Coast Guard Offloads $92 Million Worth of Cocaine in San Diego

The Coast Guard Cutter Alert’s crew on Oct. 16 in San Diego offloads some of the more than 6,800 pounds of cocaine — worth an estimated $92 million — seized in the eastern Pacific Ocean. U.S. Coast Guard/Petty Officer 3rd Class Alex Gray

SAN DIEGO — The Coast Guard offloaded more than $92 million worth of seized cocaine in San Diego on Oct. 16, according to a release from the Coast Guard’s 11th District. 

The cocaine was seized in international waters of the eastern Pacific Ocean. The contraband represents four suspected drug smuggling vessel interdictions by the crews of three Coast Guard cutters off the coasts of Mexico and Central and South America between late July and early October by the following Coast Guard cutters: 

•        Alert (WMEC-630) was responsible for two cases, seizing 4,000 pounds of cocaine 

•        Robert Ward (WPC-1130) was responsible for one case, seizing 1,500 pounds of cocaine 

•        Seneca (WMEC-906) was responsible for one case, seizing 1,400 pounds of cocaine 

Numerous U.S. agencies from the departments of Defense, Justice and Homeland Security are involved in the effort to combat transnational organized crime.
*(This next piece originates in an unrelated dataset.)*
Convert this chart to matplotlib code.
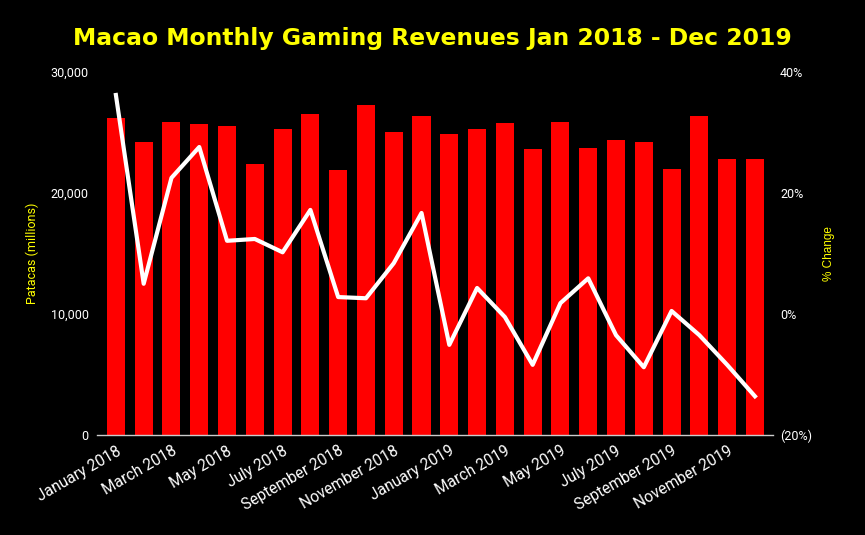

The Coast Guard, Navy, U.S. Customs and Border Protection, FBI, Drug Enforcement Administration and Immigration and Customs Enforcement along with allied and international partner agencies play a role in counter-drug operations. 

“I am extremely proud of this crew for doing their part to keep these dangerous drugs off the streets,” said Cmdr. Tyson Scofield, Alert’s commanding officer. “The eastern Pacific Ocean is a challenging environment, especially on a ship that is in her 50th year of service, yet this crew persevered to disrupt the illegal flow of narcotics that fuels instability in Central and South America.” 

The Coast Guard increased the U.S. and allied presence in the eastern Pacific and Caribbean, which are known drug transit zones off Central and South America, as part of its Western Hemisphere Strategy. During at-sea interdictions, a suspect vessel is located and tracked by allied, military or law enforcement personnel. The interdictions, including the actual boarding, are led and conducted by the Coast Guard. The law enforcement phase of counter-smuggling operations in the eastern Pacific is conducted under the authority of the Coast Guard 11th District headquartered in Alameda.